I'm not sure that's true. There are still underlying patterns to it, even if it's very convoluted. The exceptions are in the core language that native Anglophones know well. For vocabulary in the periphery, I think native Anglophones (with the same accent) will tend to come up with the same pronunciation for an unknown word because they apply the same patterns.

For example, someone from the UK will infer the language the word was borrowed from, and then apply the rules of that language combined with the same system of English pronunciation butchery that has been applied to it to come up with the same result.

1 comments

In my experience, this is not very true. I hear lots of pronunciations for words like gnocchi, usually until people are shamed into saying it correctly.
I agree that it's not universal amongst all native English speakers.

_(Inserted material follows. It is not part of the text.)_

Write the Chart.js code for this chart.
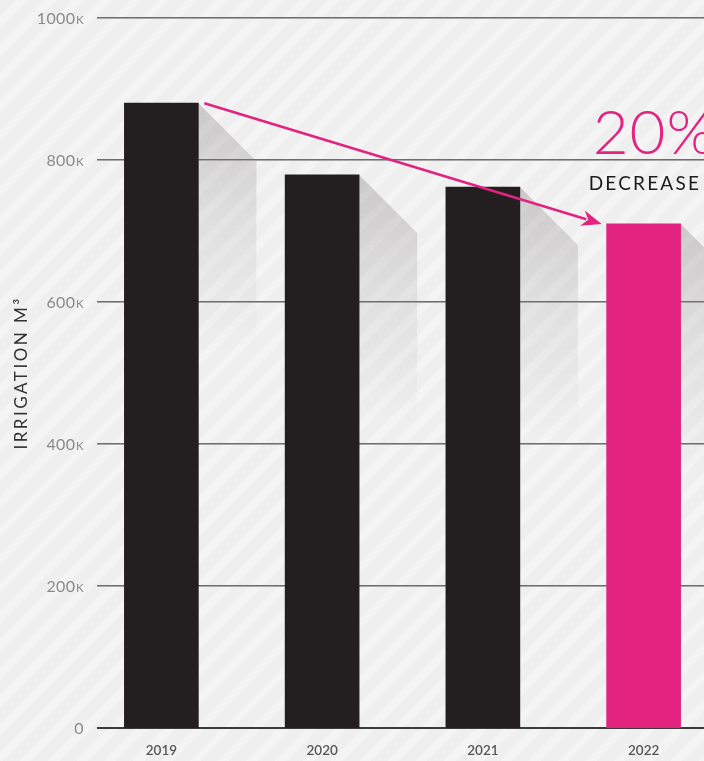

But otherwise, that's just a prescriptivist/descriptivist argument. What's "correctly"? You'll note though that there are only a few variations - native English speakers still generally agree, even if in multiple classes, and usually one class is a clear majority.

Because it is an Italian word, which is perhaps not as common a source for words as to have it ingrained into people’s brain, say compared to French.

But quite clearly there are lots of soft rules that should never be learned directly, but indirectly people do pick up (not only natives, I am not a native English speaker, yet I can probably guess an approximate pronunciation for unseen words that won’t be statistically too bad) — like how an ML model might do.